Opinión | Entre el sol y la sal

Ea, ea, ea, Rociíto se cabrea

David Flores y Olga Moreno.

David Flores y Olga Moreno.

Está la cosa que arde, nunca mejor dicho. Más caliente que un balonazo en la oreja, que diría el Comandante Lara. Pasamos días y noches insoportables, haciéndonos a fuego lento, chup chup, como los potajes de las abuelas. Y para colmo va un hidroavión franchute y la lía parda a miles de kilómetros dejando a más de medio millón de españolitos sin electricidad. Ahorro para el bolsillo que nos acerca a la muerte por sofoco.

Total, que estaba yo sobreviviendo a la noche hirviente cuando me dio por poner la final de Supervivientes. No es que mi parienta insistiera en verla, no. No es que mi maquinita de regañar llevara todo el día recordándome que esa noche era la gran noche, tampoco. Es que yo, gran amante del faranduleo, decidí unilateral y voluntariamente añadir misterio a la vigilia y tragarme la gala final. Como ya saben, ganó Olga, la sevillana, la pareja de Antonio David, ex de Rocío Carrasco, el que era guardia civil, padre de Rocío Flores. Sí, hombre, sí, el yerno de la Jurado. Ganó Olga como digo, y con ello se le abrieron las úlceras a Carlota Corredera y demás abanderadas del neofeminismo televisivo. El pueblo habló y eligió a Olga, tirando así por tierra toda la ingeniería anti judicial orquestada desde Mediaset. El momento culmen, todo hay que decirlo, fue cuando apareció David, el hijastro, y se abraza a la ganadora como si no hubiera un mañana y le dice delante de toda España que es la mejor persona que ha conocido en su vida. Toma. Chúpate esa, Rociíto. Así, en toda la boca. Aún resuena el eco del zasca en Sebastopol. La misma cadena que te sirvió la terapia y el renacimiento en bandeja, va y te da donde más te duele. Supuestamente.

Me quedé atónito, ojiplático, y no paré de darle vueltas al asunto. Cómo era posible que millones de personas (26% de cuota de pantalla) estuviéramos pendientes de una banda de famosillos y sus desventuras guionizadas en una isla en el quinto carajo. Cómo era posible que nos hubiéramos dejado enredar en las intrigas familiares de una mujer que ni nos va ni nos viene, hasta el punto de perder amistades por defender a una u otra. Una mujer, Rociíto, a la que no se le conoce mérito ni oficio más allá de ser hija de. Avanzaba la noche calurosa y me preocupaba que las nuevas generaciones pudieran ver a Rociíto como ejemplo a seguir. Tú qué quieres ser de mayor. Yo quiero salir en la tele para decir que Fulanita no tiene coño. Contratada.

Y eso que yo no he seguido el culebrón con mucha atención.
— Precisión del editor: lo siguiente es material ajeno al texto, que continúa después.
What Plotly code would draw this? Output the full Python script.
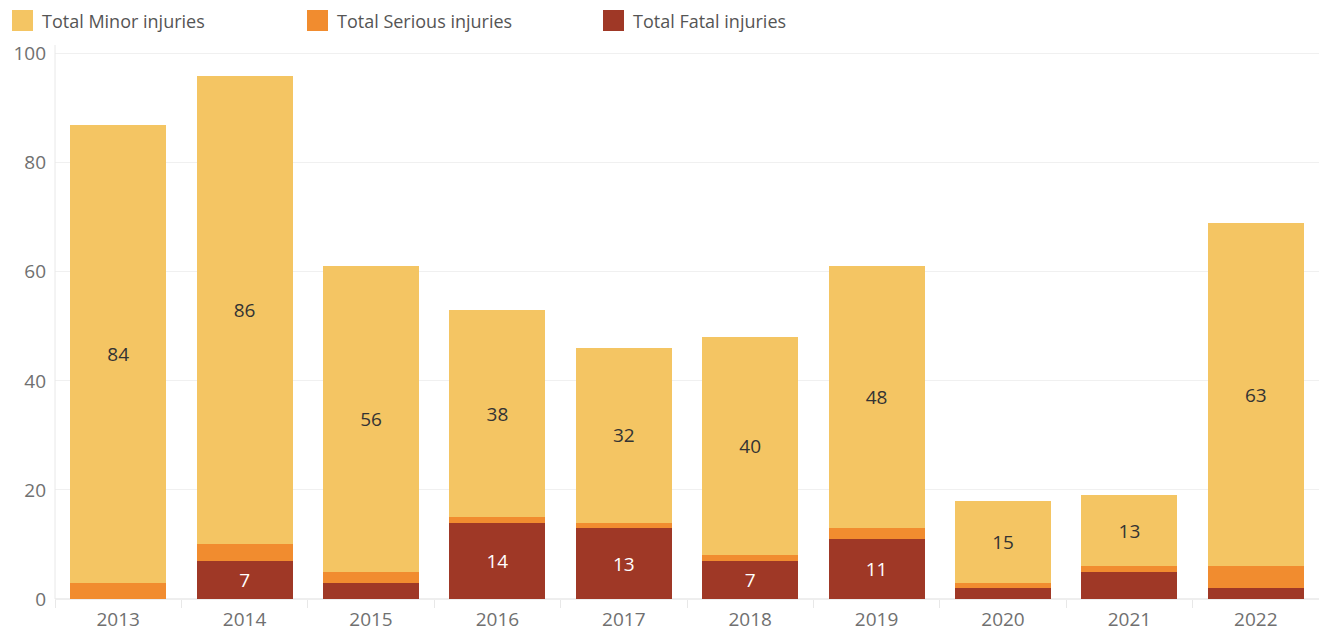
import plotly.graph_objects as go

years = ["2013", "2014", "2015", "2016", "2017", "2018", "2019", "2020", "2021", "2022"]
minor = [84, 86, 56, 38, 32, 40, 48, 15, 13, 63]
serious = [3, 3, 2, 1, 1, 1, 2, 1, 1, 4]
fatal = [0, 7, 3, 14, 13, 7, 11, 2, 5, 2]
series_names = ["Total Minor injuries", "Total Serious injuries", "Total Fatal injuries"]
colors = ["#F4C563", "#F18C2F", "#9F3826"]
label_min = 7

W, H = 1319, 632
ML, MR, MT, MB = 55, 0, 45, 33
FONT = "'Open Sans', sans-serif"

def labels(vals):
    return [str(v) if v >= label_min else "" for v in vals]

fig = go.Figure()
stack = [(fatal, series_names[2], colors[2], "white"),
         (serious, series_names[1], colors[1], "#333333"),
         (minor, series_names[0], colors[0], "#333333")]
for vals, name, col, tcol in stack:
    fig.add_trace(go.Bar(
        x=years, y=vals, name=name, marker=dict(color=col, line=dict(width=0)),
        text=labels(vals), textposition="inside", insidetextanchor="middle",
        textangle=0, constraintext="none",
        textfont=dict(family=FONT, size=19, color=tcol),
        showlegend=False, hoverinfo="x+y+name",
    ))

pw = W - ML - MR
ph = H - MT - MB
def px(x):
    return (x - ML) / pw
def py(y):
    return (H - MB - y) / ph

leg_x = [12, 307, 603]
for i, (nm, col) in enumerate(zip(series_names, colors)):
    x0 = leg_x[i]
    fig.add_shape(type="rect", xref="paper", yref="paper",
                  x0=px(x0), x1=px(x0 + 21), y0=py(31), y1=py(10),
                  fillcolor=col, line=dict(width=0))
    fig.add_annotation(xref="paper", yref="paper", x=px(x0 + 28), y=py(21),
                       text=nm, showarrow=False, xanchor="left", yanchor="middle",
                       font=dict(family=FONT, size=18, color="#555555"))

fig.add_shape(type="line", xref="paper", yref="paper", x0=0, x1=0, y0=0, y1=1,
              line=dict(color="#E8E8E8", width=1))

fig.update_layout(
    width=W, height=H,
    margin=dict(l=ML, r=MR, t=MT, b=MB, autoexpand=False),
    barmode="stack", bargap=0.24,
    plot_bgcolor="white", paper_bgcolor="white",
    font=dict(family=FONT, size=18, color="#666666"),
    xaxis=dict(type="category", showgrid=False, ticks="outside", tickson="boundaries",
               ticklen=8, tickcolor="#E8E8E8", showline=True, linecolor="#EEEEEE",
               tickfont=dict(size=19, color="#707070"), ticklabelstandoff=3,
               automargin=False),
    yaxis=dict(range=[0, 101.6], tickvals=[0, 20, 40, 60, 80, 100],
               showgrid=True, gridcolor="#F0F0F0", gridwidth=1,
               zeroline=True, zerolinecolor="#EEEEEE", ticks="",
               tickfont=dict(size=19, color="#707070"), ticklabelstandoff=8,
               automargin=False),
)

fig.write_html("out.html", config={"displayModeBar": False},
               post_script="document.body.style.margin='0';document.body.style.overflow='hidden';")
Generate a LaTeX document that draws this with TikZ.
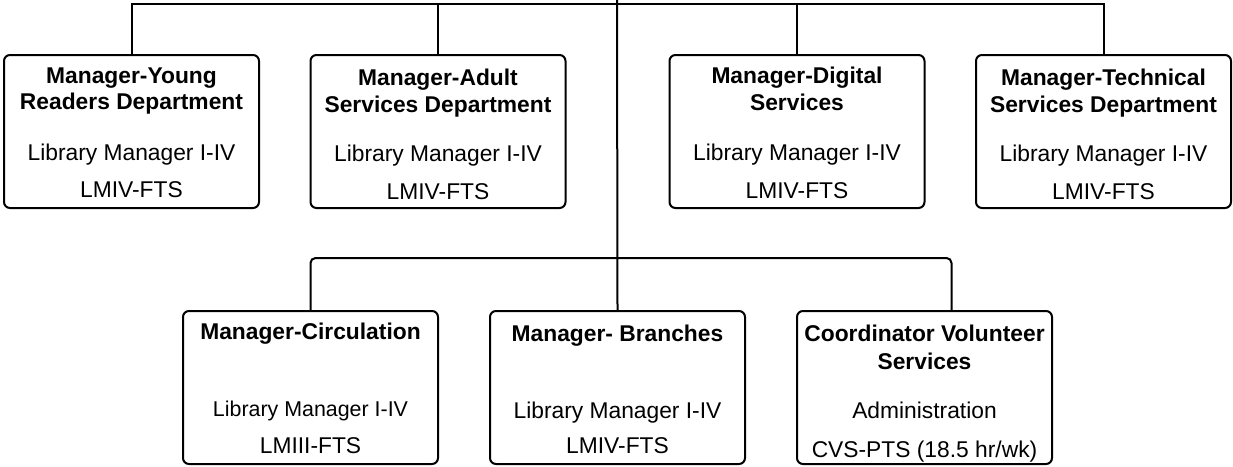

Lo justo y necesario. Quizás habré visto de vez en cuando el breve resumen que emiten antes de las noticias de las tres, y claro, mientras pelo los tomates y enharino los boquerones, pues qué quieres que te diga, cada uno se entretiene como quiere, que no tengo que darte explicaciones a ti de lo que veo o dejo de ver. Hombre ya.

La idea de Rociíto, nueva heroína del hembrismo patrio, cabreada como una mona con la victoria de Olga, me dejó tocado un par de días, con un desasosiego que me mordía la tranquilidad a cada rato, hasta que conocí el sábado a Adriana Cerezo. 17 años, portento físico, técnica depurada durante toda una vida, mente bien amueblada, magnífica estudiante y medalla de plata olímpica en taekwondo. Ejemplo de dedicación, disciplina y amor propio. Tres virtudes que las reinas de la audiencia no saben ni cómo se escriben.

Mujeres como Adriana, poderosa y admirable, te reconcilian con la idea de un futuro mejor, que aún hay esperanza. Hija mía, hoy cumples solo dos años, pero si alguna vez lees esto, apaga la tele y esfuérzate en perseguir tus sueños, que nada ni nadie te aparte de tu meta, hazte valer por ti misma y sé siempre fiel a tus principios. Porque tú, tú sí que tienes coño.